2019        Jul 20, The Washington Post reported late today that US President Donald Trump's administration will pause its enforcement of a new rule barring federally funded family planning clinics from referring women for abortions. Clinics would now have two months to comply before facing penalties.
    (Reuters, 7/21/19)
2019        Jul 20, A blistering heat wave roasted the eastern half of the US. Boston officials declared a heat emergency through the weekend.
    (SSFC, 7/21/19, p.A8)
2019        Jul 20, In South Carolina Denali Berries Stuckey (29), black transgender women, was found dead on the shoulder of a North Charleston road. Stuckey was the third known black trans woman murdered in South Carolina since 2018 and the 12th known transgender person to violently die this year in the US.
    (AP, 7/25/19)
2019        Jul 20, In southern Texas five people were killed and seven others injured in a three-vehicle accident on US-95 near Victoria.
    (SFC, 7/23/19, p.A6)
2019        Jul 20, British Airways and Lufthansa both said they were suspending flights to Cairo for unspecified reasons related to safety and security.
    (AP, 7/20/19)
2019        Jul 20, Bulgaria reported an outbreak of African swine fever at a breeding farm for pigs near the Danube city of Ruse in the north east of the Balkan country and said all pigs on the holding, or 17,000, will be culled.
    (Reuters, 7/20/19)
2019        Jul 20, Tens of thousands gathered in Hong Kong to voice support for the police and call for an end to violence, after a wave of protests against an extradition bill triggered clashes between police and activists and plunged the city into crisis.
    (Reuters, 7/20/19)
2019        Jul 20, Iraq's military said its troops in partnership with security agencies and paramilitary forces launched the second phase of an operation aimed at clearing remnants of the Islamic State group from north of Baghdad and surrounding areas.
    (AP, 7/20/19)
2019        Jul 20, Iraqi Kurdistan's security services said they had arrested a man for assassinating a Turkish diplomat in the regional capital Erbil on July 17, and believed the suspect was the brother of a lawmaker in the Turkish parliament.
    (Reuters, 7/20/19)
2019        Jul 20, The self-styled Libyan National Army declared "zero hour" in its offensive to capture the capital, Tripoli, from the UN-backed government.
    (AP, 7/20/19)
2019        Jul 20, Libya's National Oil Corporation confirmed that production at its 290,000 barrels per day El Sharara oilfield was currently offline.
    (Reuters, 7/20/19)
2019        Jul 20, Mexico announced that it is sponsoring a $31 million tree planting program in El Salvador known as "Sowing Life".
    (SSFC, 7/21/19, p.A2)
2019        Jul 20, In western Nigeria four Turkish nationals were kidnapped late today in Gbale village, Kwara state.
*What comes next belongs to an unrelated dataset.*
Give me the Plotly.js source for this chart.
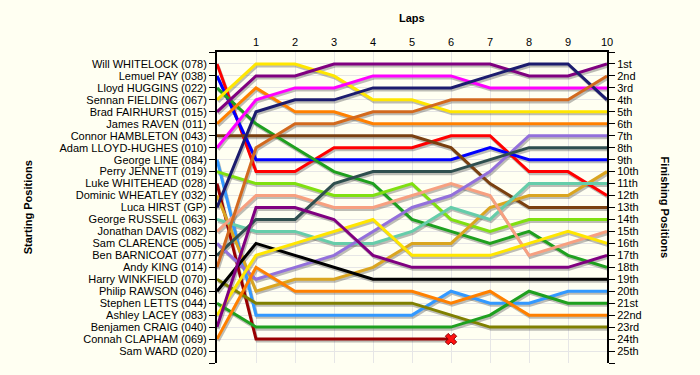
<!DOCTYPE html>
<html>
<head>
<meta charset="utf-8">
<script src="https://cdn.plot.ly/plotly-3.0.1.min.js"></script>
<style>
html,body{margin:0;padding:0;background:#FFFFF2;}
#chart{width:700px;height:375px;}
</style>
</head>
<body>
<div id="chart"></div>
<script>
// ---- data ----
const laps = [0,1,2,3,4,5,6,7,8,9,10];
const lapTicks = [1,2,3,4,5,6,7,8,9,10];

const startNames = [
  "Will WHITELOCK (078)","Lemuel PAY (038)","Lloyd HUGGINS (022)","Sennan FIELDING (067)",
  "Brad FAIRHURST (015)","James RAVEN (011)","Connor HAMBLETON (043)","Adam LLOYD-HUGHES (010)",
  "George LINE (084)","Perry JENNETT (019)","Luke WHITEHEAD (028)","Dominic WHEATLEY (032)",
  "Luca HIRST (GP)","George RUSSELL (063)","Jonathan DAVIS (082)","Sam CLARENCE (005)",
  "Ben BARNICOAT (077)","Andy KING (014)","Harry WINKFIELD (070)","Philip RAWSON (046)",
  "Stephen LETTS (044)","Ashley LACEY (083)","Benjamen CRAIG (040)","Connah CLAPHAM (069)",
  "Sam WARD (020)"
];
const finishLabels = ["1st","2nd","3rd","4th","5th","6th","7th","8th","9th","10th",
  "11th","12th","13th","14th","15th","16th","17th","18th","19th","20th",
  "21st","22nd","23rd","24th","25th"];

// positions per lap (lap 0 = starting position)
const posWhitelock  = [1,10,10,8,8,8,7,7,10,10,12];
const posPay        = [2,9,9,9,9,9,9,8,9,9,9];
const posHuggins    = [3,6,8,10,11,14,15,16,15,17,18];
const posFielding   = [4,1,1,2,4,4,5,5,5,5,5];
const posFairhurst  = [5,2,2,1,1,1,1,1,2,2,1];
const posRaven      = [6,3,5,5,6,6,6,6,6,6,6];
const posHambleton  = [7,7,7,7,7,7,8,11,13,13,13];
const posLloydHughes= [8,4,3,3,2,2,2,3,3,3,3];
const posLine       = [9,22,22,22,22,22,20,21,21,20,20];
const posJennett    = [10,11,11,12,12,11,14,15,14,14,14];
const posWhitehead  = [11,24,24,24,24,24,24,null,null,null,null];
const posWheatley   = [12,20,19,19,18,16,16,13,12,12,10];
const posHirst      = [13,5,4,4,3,3,3,2,1,1,4];
const posRussell    = [14,15,15,16,16,15,13,14,11,11,11];
const posDavis      = [15,12,12,13,13,12,11,12,17,16,15];
const posClarence   = [16,19,18,17,15,13,12,10,7,7,7];
const posBarnicoat  = [17,14,14,11,10,10,10,9,8,8,8];
const posKing       = [18,8,6,6,5,5,4,4,4,4,2];
const posWinkfield  = [19,21,21,21,21,21,22,23,23,23,23];
const posRawson     = [20,16,17,18,19,19,19,19,19,19,19];
const posLetts      = [21,23,23,23,23,23,23,22,20,21,21];
const posLacey      = [22,17,16,15,14,17,17,17,16,15,16];
const posCraig      = [23,13,13,14,17,18,18,18,18,18,17];
const posClapham    = [24,18,20,20,20,20,21,20,22,22,22];

const driverPositions = [posWhitelock,posPay,posHuggins,posFielding,posFairhurst,posRaven,
  posHambleton,posLloydHughes,posLine,posJennett,posWhitehead,posWheatley,posHirst,posRussell,
  posDavis,posClarence,posBarnicoat,posKing,posWinkfield,posRawson,posLetts,posLacey,posCraig,posClapham];

const driverColors = ["#FF0000","#0000FF","#1FA01F","#FFE600","#800080","#FF8000",
  "#7A4010","#FF00FF","#3399FF","#80E010","#990000","#DAA520",
  "#1C1C6E","#66CDAA","#F7A080","#9370DB","#2F4F4F","#D2691E",
  "#808000","#000000","#1FA01F","#FFE600","#800080","#FF8000"];

const retiredDriver = 10;   // Luke WHITEHEAD
const retiredLap = 6;

// ---- build traces ----
const traces = [];
const shadowDx = 0.03, shadowDy = 0.17;
driverPositions.forEach((p) => {
  traces.push({
    x: laps.map(v => v + shadowDx), y: p.map(v => v === null ? null : v + shadowDy),
    mode: 'lines', line: {color: 'rgba(90,90,90,0.40)', width: 3},
    hoverinfo: 'skip', showlegend: false
  });
});
driverPositions.forEach((p, i) => {
  traces.push({
    x: laps, y: p, mode: 'lines', name: startNames[i],
    line: {color: driverColors[i], width: 3},
    showlegend: false
  });
});
// retirement marker
traces.push({
  x: [retiredLap], y: [driverPositions[retiredDriver][retiredLap]],
  mode: 'markers',
  marker: {symbol: 'x', size: 10, color: '#FF1010', line: {color: '#8B0000', width: 1}},
  showlegend: false
});
// invisible trace for right axis
traces.push({
  x: [0], y: [1], yaxis: 'y2', mode: 'markers',
  marker: {opacity: 0}, showlegend: false, hoverinfo: 'skip'
});

const yTickVals = [0].concat(startNames.map((_, i) => i + 1)).concat([26]);
const leftText = [''].concat(startNames).concat(['']);
const rightText = [''].concat(finishLabels).concat(['']);

const font = {family: 'Liberation Sans, Arial, sans-serif', size: 11, color: '#000'};

const layout = {
  width: 700, height: 375,
  margin: {l: 217, r: 93, t: 52, b: 12, pad: 0},
  paper_bgcolor: '#FFFFF2', plot_bgcolor: '#FFFFF2',
  font: font,
  showlegend: false,
  hovermode: false,
  xaxis: {
    side: 'top', range: [0, 10], autorange: false,
    tickvals: lapTicks, ticktext: lapTicks.map(String),
    showline: true, linecolor: '#000', linewidth: 2,
    showgrid: true, gridcolor: '#E6E6E6', gridwidth: 1,
    ticks: '', zeroline: false, tickfont: font
  },
  yaxis: {
    range: [26, 0], autorange: false,
    tickvals: yTickVals, ticktext: leftText,
    showline: true, linecolor: '#000', linewidth: 2,
    ticks: 'outside', ticklen: 6, tickwidth: 1, tickcolor: '#000',
    showgrid: true, gridcolor: '#E6E6E6', gridwidth: 1,
    zeroline: false, tickfont: font
  },
  yaxis2: {
    overlaying: 'y', side: 'right', anchor: 'x',
    range: [26, 0], autorange: false,
    tickvals: yTickVals, ticktext: rightText,
    showline: true, linecolor: '#000', linewidth: 2,
    ticks: 'outside', ticklen: 6, tickwidth: 1, tickcolor: '#000',
    showgrid: false, zeroline: false, tickfont: font
  },
  annotations: [
    {text: '<b>Laps</b>', xref: 'paper', yref: 'paper', x: 0.5, y: 1.109,
     xanchor: 'center', yanchor: 'middle', showarrow: false, font: font},
    {text: '<b>Starting Positions</b>', xref: 'paper', yref: 'paper', x: -0.485, y: 0.50,
     xanchor: 'center', yanchor: 'middle', showarrow: false, textangle: -90, font: font},
    {text: '<b>Finishing Positions</b>', xref: 'paper', yref: 'paper', x: 1.151, y: 0.50,
     xanchor: 'center', yanchor: 'middle', showarrow: false, textangle: 90, font: font}
  ]
};

Plotly.newPlot('chart', traces, layout, {staticPlot: true, displayModeBar: false});
</script>
</body>
</html>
Police soon began conducting a rescue operation.
    (Reuters, 7/21/19)
2019        Jul 20, Voters in the turbulent former tribal zones of northwestern Pakistan went to the polls in the first provincial elections since the region lost the semi-autonomous status it had held since the British colonial era.
    (Reuters, 7/20/19)
2019        Jul 20, Polish police detained 25 people in Bialystok, after attacks on those taking part in the city's first equality march amid accusations that the ruling Law and Justice (PiS) party benefits from fuelling anti-gay sentiment.
    (Reuters, 7/21/19)
2019        Jul 20, In Russia more than 10,000 people took to the streets of Moscow to protest against the exclusion of most opposition-minded candidates from an election for the city's legislature.